WHAT THIS TASK INVOLVES — Pull out all lines from the listing below in which the word "size" appears.

DATA EXTRACT —
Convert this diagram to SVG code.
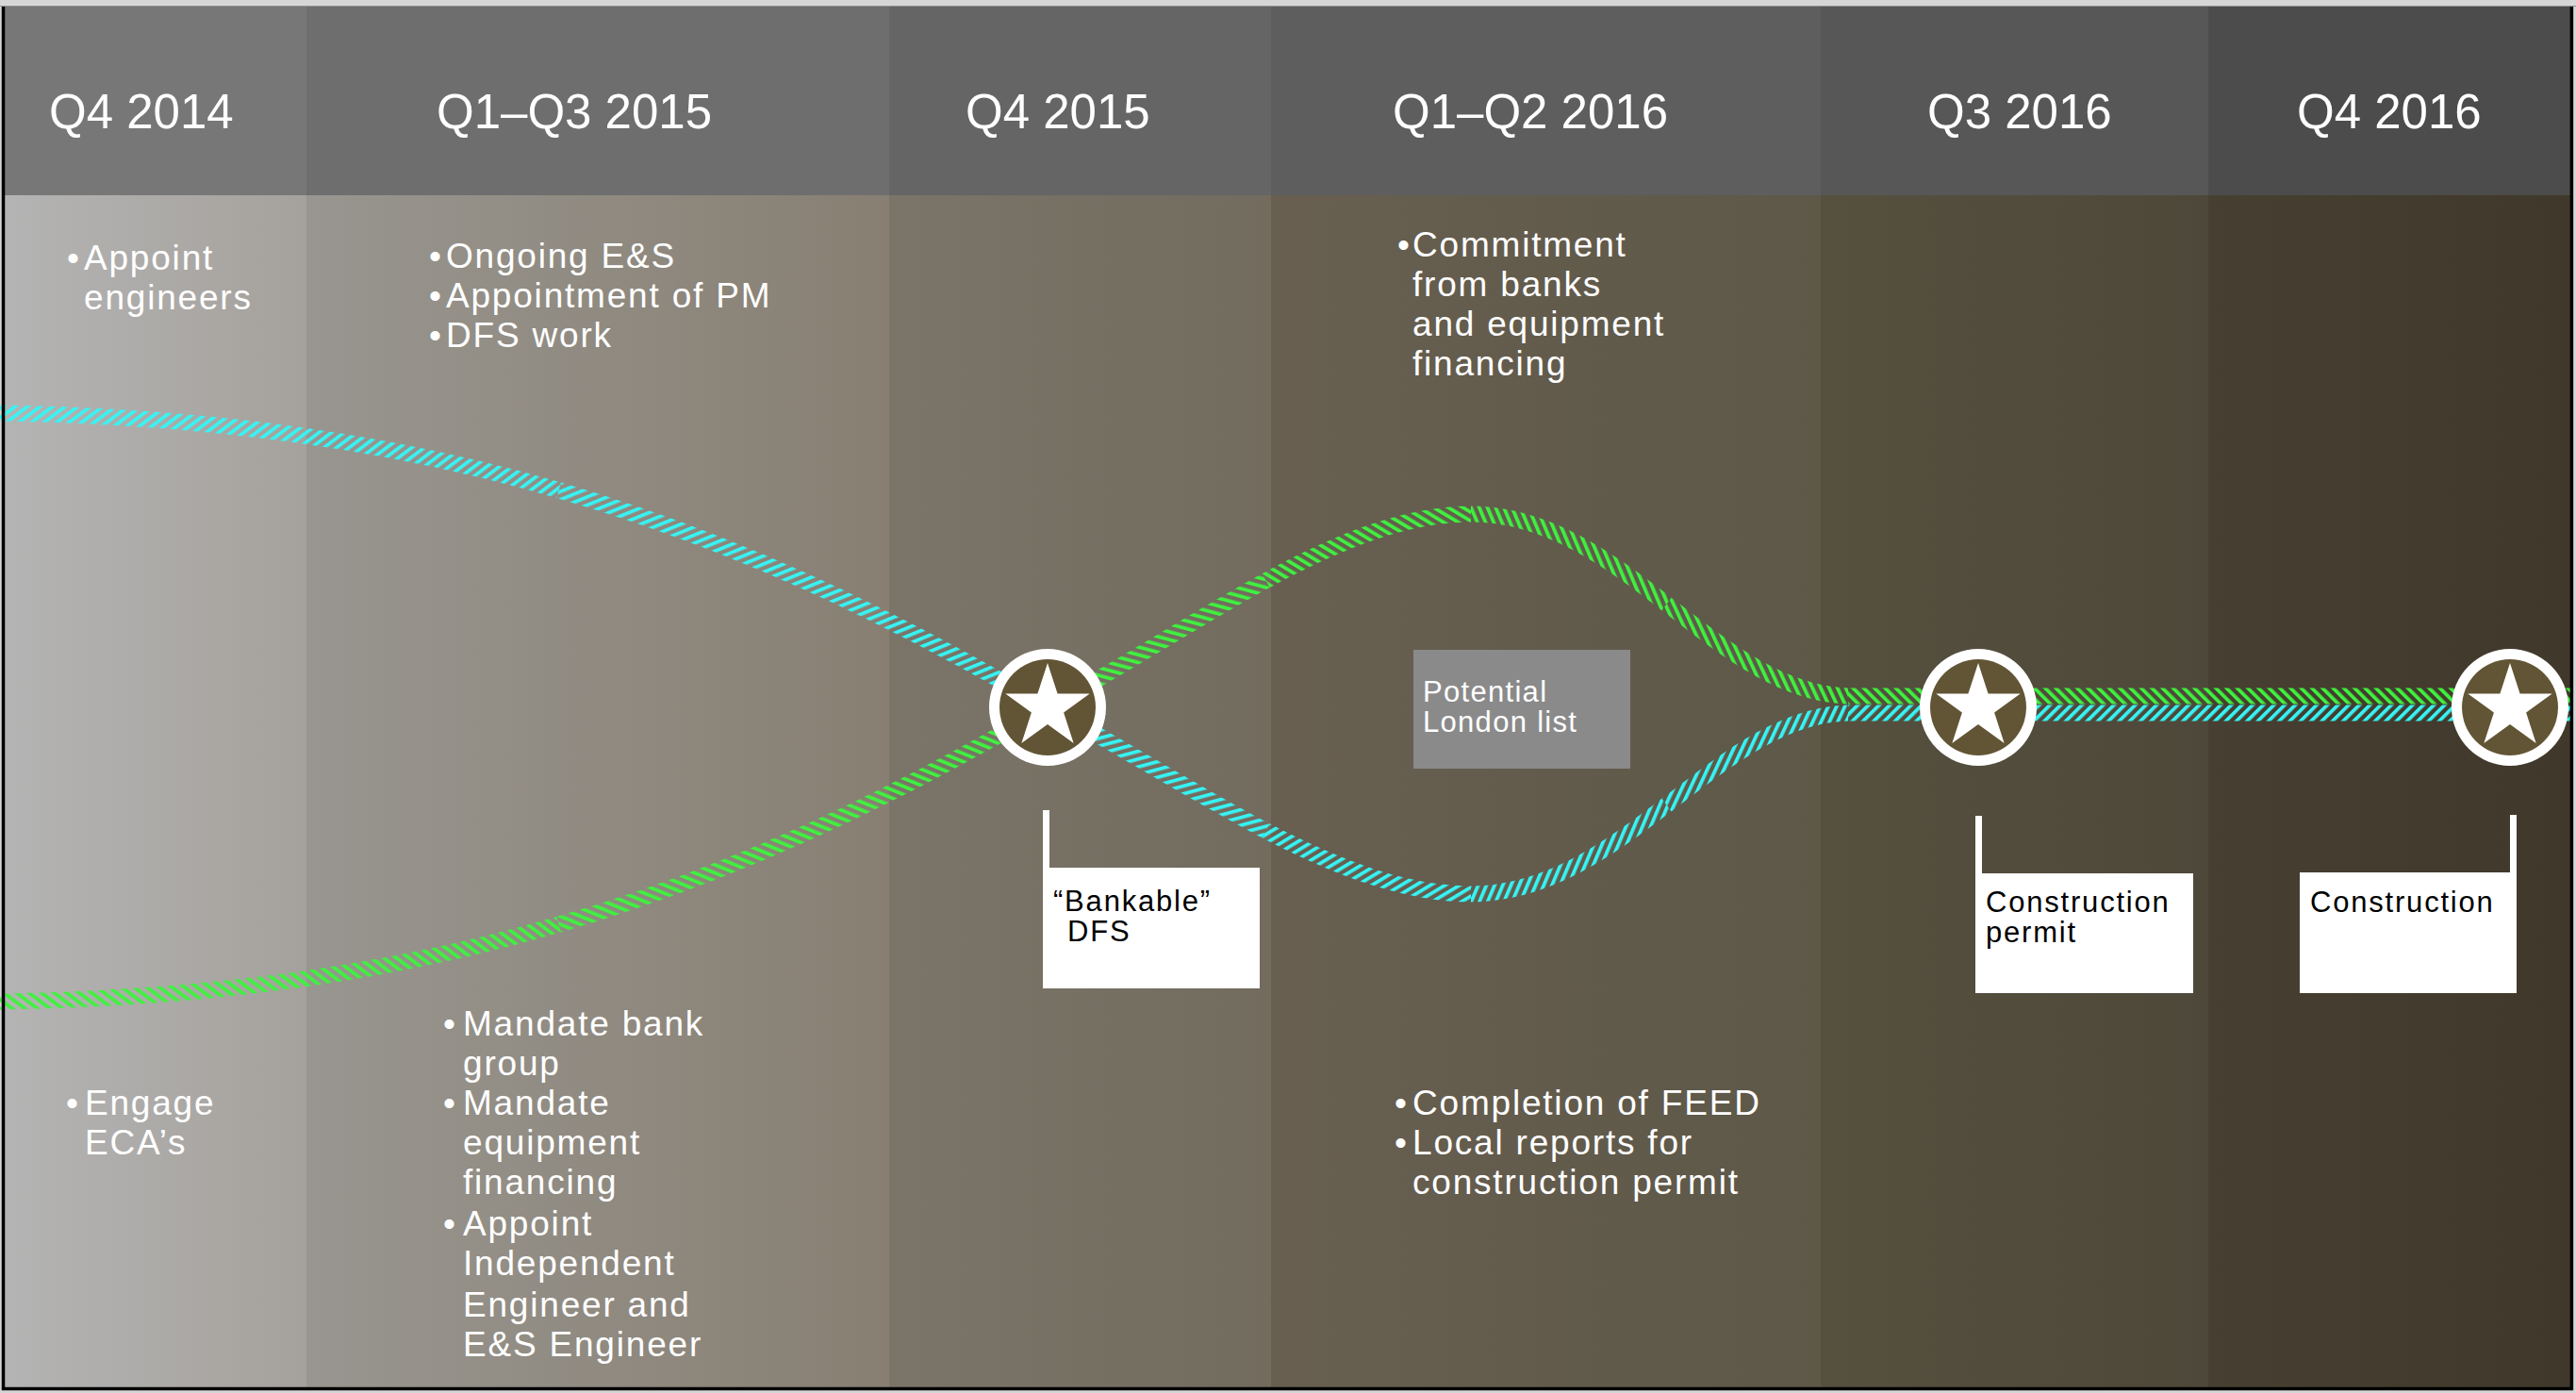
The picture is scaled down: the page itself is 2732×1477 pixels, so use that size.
<svg xmlns="http://www.w3.org/2000/svg" xmlns:xlink="http://www.w3.org/1999/xlink" width="2732" height="1477" viewBox="0 0 2732 1477">
<style>
.hdr{font-family:"Liberation Sans",Arial,sans-serif;font-size:51px;fill:#ffffff}
.body{font-family:"Liberation Sans",Arial,sans-serif;font-size:37px;fill:#ffffff;letter-spacing:1.8px}
.lbl{font-family:"Liberation Sans",Arial,sans-serif;font-size:31px;fill:#000000;letter-spacing:1.8px}
.lblw{font-family:"Liberation Sans",Arial,sans-serif;font-size:31px;fill:#ffffff;letter-spacing:1.3px}
.hatch{fill:none;stroke-width:17;stroke-linecap:butt}
.box{fill:#ffffff}
</style>
<defs>
<linearGradient id="b1"><stop offset="0" stop-color="#b4b4b4"/><stop offset="1" stop-color="#a5a19c"/></linearGradient>
<linearGradient id="b2"><stop offset="0" stop-color="#989690"/><stop offset="1" stop-color="#887f72"/></linearGradient>
<linearGradient id="b3"><stop offset="0" stop-color="#7b7569"/><stop offset="1" stop-color="#726b5e"/></linearGradient>
<linearGradient id="b4"><stop offset="0" stop-color="#685f51"/><stop offset="1" stop-color="#5d5848"/></linearGradient>
<linearGradient id="b5"><stop offset="0" stop-color="#56503f"/><stop offset="1" stop-color="#4e483a"/></linearGradient>
<linearGradient id="b6"><stop offset="0" stop-color="#473f31"/><stop offset="1" stop-color="#40382a"/></linearGradient>
<pattern id="c53" patternUnits="userSpaceOnUse" width="8" height="10" patternTransform="rotate(53)"><rect width="3.7" height="10" fill="#35f5f5"/></pattern>
<pattern id="c68" patternUnits="userSpaceOnUse" width="8" height="10" patternTransform="rotate(68)"><rect width="3.7" height="10" fill="#35f5f5"/></pattern>
<pattern id="c75" patternUnits="userSpaceOnUse" width="8" height="10" patternTransform="rotate(75)"><rect width="3.7" height="10" fill="#35f5f5"/></pattern>
<pattern id="c59" patternUnits="userSpaceOnUse" width="8" height="10" patternTransform="rotate(59)"><rect width="3.7" height="10" fill="#35f5f5"/></pattern>
<pattern id="c23" patternUnits="userSpaceOnUse" width="8" height="10" patternTransform="rotate(23)"><rect width="3.7" height="10" fill="#35f5f5"/></pattern>
<pattern id="c25" patternUnits="userSpaceOnUse" width="8" height="10" patternTransform="rotate(25)"><rect width="3.7" height="10" fill="#35f5f5"/></pattern>
<pattern id="c45" patternUnits="userSpaceOnUse" width="8" height="10" patternTransform="rotate(45)"><rect width="3.7" height="10" fill="#35f5f5"/></pattern>
<pattern id="g53" patternUnits="userSpaceOnUse" width="8" height="10" patternTransform="rotate(-53)"><rect width="3.7" height="10" fill="#3ef23e"/></pattern>
<pattern id="g68" patternUnits="userSpaceOnUse" width="8" height="10" patternTransform="rotate(-68)"><rect width="3.7" height="10" fill="#3ef23e"/></pattern>
<pattern id="g75" patternUnits="userSpaceOnUse" width="8" height="10" patternTransform="rotate(-75)"><rect width="3.7" height="10" fill="#3ef23e"/></pattern>
<pattern id="g59" patternUnits="userSpaceOnUse" width="8" height="10" patternTransform="rotate(-59)"><rect width="3.7" height="10" fill="#3ef23e"/></pattern>
<pattern id="g23" patternUnits="userSpaceOnUse" width="8" height="10" patternTransform="rotate(-23)"><rect width="3.7" height="10" fill="#3ef23e"/></pattern>
<pattern id="g25" patternUnits="userSpaceOnUse" width="8" height="10" patternTransform="rotate(-25)"><rect width="3.7" height="10" fill="#3ef23e"/></pattern>
<pattern id="g45" patternUnits="userSpaceOnUse" width="8" height="10" patternTransform="rotate(-45)"><rect width="3.7" height="10" fill="#3ef23e"/></pattern>
<g id="star">
<circle r="62" fill="#ffffff"/>
<circle r="51" fill="#625535"/>
<polygon fill="#ffffff" points="0,-47 10.58,-14.56 44.7,-14.52 17.12,5.56 27.63,38.02 0,18 -27.63,38.02 -17.12,5.56 -44.7,-14.52 -10.58,-14.56"/>
</g>
</defs>

<rect x="0" y="0" width="2732" height="1477" fill="#d6d6d6"/>

<g id="background">
<rect x="2" y="207" width="323" height="1266" fill="url(#b1)"/>
<rect x="325" y="207" width="618" height="1266" fill="url(#b2)"/>
<rect x="943" y="207" width="405" height="1266" fill="url(#b3)"/>
<rect x="1348" y="207" width="583" height="1266" fill="url(#b4)"/>
<rect x="1931" y="207" width="411" height="1266" fill="url(#b5)"/>
<rect x="2342" y="207" width="386" height="1266" fill="url(#b6)"/>
<rect x="2" y="7" width="323" height="200" fill="#777777"/>
<rect x="325" y="7" width="618" height="200" fill="#6e6e6e"/>
<rect x="943" y="7" width="405" height="200" fill="#656565"/>
<rect x="1348" y="7" width="583" height="200" fill="#5e5e5e"/>
<rect x="1931" y="7" width="411" height="200" fill="#575757"/>
<rect x="2342" y="7" width="386" height="200" fill="#4c4c4c"/>
<line x1="0" y1="6.5" x2="2732" y2="6.5" stroke="#8f8f8f" stroke-width="1"/>
</g>

<g id="headers">
<text class="hdr" x="52" y="136">Q4 2014</text>
<text class="hdr" x="463" y="136">Q1–Q3 2015</text>
<text class="hdr" x="1024" y="136">Q4 2015</text>
<text class="hdr" x="1477" y="136">Q1–Q2 2016</text>
<text class="hdr" x="2044" y="136">Q3 2016</text>
<text class="hdr" x="2436" y="136">Q4 2016</text>
</g>

<g id="notes-top">
<text class="body" y="286"><tspan x="71">•</tspan><tspan x="89">Appoint</tspan><tspan x="89" y="328">engineers</tspan></text>
<text class="body"><tspan x="455" y="284">•</tspan><tspan x="473" y="284">Ongoing E&amp;S</tspan><tspan x="455" y="326">•</tspan><tspan x="473" y="326">Appointment of PM</tspan><tspan x="455" y="368">•</tspan><tspan x="473" y="368">DFS work</tspan></text>
<text class="body"><tspan x="1482" y="272">•</tspan><tspan x="1498" y="272">Commitment</tspan><tspan x="1498" y="314">from banks</tspan><tspan x="1498" y="356">and equipment</tspan><tspan x="1498" y="398">financing</tspan></text>
</g>

<g id="notes-bottom">
<text class="body"><tspan x="70" y="1182">•</tspan><tspan x="90" y="1182">Engage</tspan><tspan x="90" y="1224">ECA’s</tspan></text>
<text class="body"><tspan x="470" y="1098">•</tspan><tspan x="491" y="1098">Mandate bank</tspan><tspan x="491" y="1140">group</tspan><tspan x="470" y="1182">•</tspan><tspan x="491" y="1182">Mandate</tspan><tspan x="491" y="1224">equipment</tspan><tspan x="491" y="1266">financing</tspan><tspan x="470" y="1310">•</tspan><tspan x="491" y="1310">Appoint</tspan><tspan x="491" y="1352">Independent</tspan><tspan x="491" y="1396">Engineer and</tspan><tspan x="491" y="1438">E&amp;S Engineer</tspan></text>
<text class="body"><tspan x="1479" y="1182">•</tspan><tspan x="1498" y="1182">Completion of FEED</tspan><tspan x="1479" y="1224">•</tspan><tspan x="1498" y="1224">Local reports for</tspan><tspan x="1498" y="1266">construction permit</tspan></text>
</g>

<g id="connectors">
<path class="hatch" stroke="url(#c53)" d="M0,438 C225,441.5 415,468.25 592.6,519.75"/>
<path class="hatch" stroke="url(#c68)" d="M592.6,519.75 C770.25,571.25 935.5,647.5 1111,750"/>
<path class="hatch" stroke="url(#c75)" d="M1111,750 C1190.5,792.5 1267.75,842 1342.6,880.9"/>
<path class="hatch" stroke="url(#c59)" d="M1342.6,880.9 C1417.5,919.75 1490,948 1560,948"/>
<path class="hatch" stroke="url(#c23)" d="M1560,948 C1640,948 1705,901 1767.5,853.6"/>
<path class="hatch" stroke="url(#c25)" d="M1767.5,853.6 C1830,806.25 1890,757.5 1960,756"/>
<path class="hatch" stroke="url(#c45)" d="M1960,756 L2727,756"/>
<path class="hatch" stroke="url(#g53)" d="M0,1062 C225,1058.5 415,1031.75 592.6,980.25"/>
<path class="hatch" stroke="url(#g68)" d="M592.6,980.25 C770.25,928.75 935.5,852.5 1111,750"/>
<path class="hatch" stroke="url(#g75)" d="M1111,750 C1190.5,707.5 1267.75,656.25 1342.6,615.6"/>
<path class="hatch" stroke="url(#g59)" d="M1342.6,615.6 C1417.5,575 1490,545 1560,545"/>
<path class="hatch" stroke="url(#g23)" d="M1560,545 C1640,545 1705,592.5 1767.5,640.4"/>
<path class="hatch" stroke="url(#g25)" d="M1767.5,640.4 C1830,688.25 1890,736.5 1960,738"/>
<path class="hatch" stroke="url(#g45)" d="M1960,738 L2727,738"/>
</g>

<g id="milestone-dfs"><use xlink:href="#star" href="#star" x="1111" y="750"/></g>
<g id="milestone-permit"><use xlink:href="#star" href="#star" x="2098" y="750"/></g>
<g id="milestone-construction"><use xlink:href="#star" href="#star" x="2662" y="750"/></g>

<g id="note-london">
<rect x="1499" y="689" width="230" height="126" fill="#8a8a8a"/>
<text class="lblw"><tspan x="1509" y="744">Potential</tspan><tspan x="1509" y="776">London list</tspan></text>
</g>

<g id="label-dfs">
<rect class="box" x="1106" y="859" width="7" height="62"/>
<rect class="box" x="1106" y="920" width="230" height="128"/>
<text class="lbl"><tspan x="1117" y="966">“Bankable”</tspan><tspan x="1132" y="998">DFS</tspan></text>
</g>

<g id="label-permit">
<rect class="box" x="2095" y="865" width="7" height="62"/>
<rect class="box" x="2095" y="926" width="231" height="127"/>
<text class="lbl"><tspan x="2106" y="967">Construction</tspan><tspan x="2106" y="999">permit</tspan></text>
</g>

<g id="label-construction">
<rect class="box" x="2662" y="864" width="7" height="62"/>
<rect class="box" x="2439" y="925" width="230" height="128"/>
<text class="lbl" x="2450" y="967">Construction</text>
</g>

<path id="frame" d="M3.5,7 V1472.5 H2727.4 V7" fill="none" stroke="#000000" stroke-width="3.5"/>
</svg>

SOLVED EXERCISE —
The picture is scaled down: the page itself is 2732×1477 pixels, so use that size.
.hdr{font-family:"Liberation Sans",Arial,sans-serif;font-size:51px;fill:#ffffff}
.body{font-family:"Liberation Sans",Arial,sans-serif;font-size:37px;fill:#ffffff;letter-spacing:1.8px}
.lbl{font-family:"Liberation Sans",Arial,sans-serif;font-size:31px;fill:#000000;letter-spacing:1.8px}
.lblw{font-family:"Liberation Sans",Arial,sans-serif;font-size:31px;fill:#ffffff;letter-spacing:1.3px}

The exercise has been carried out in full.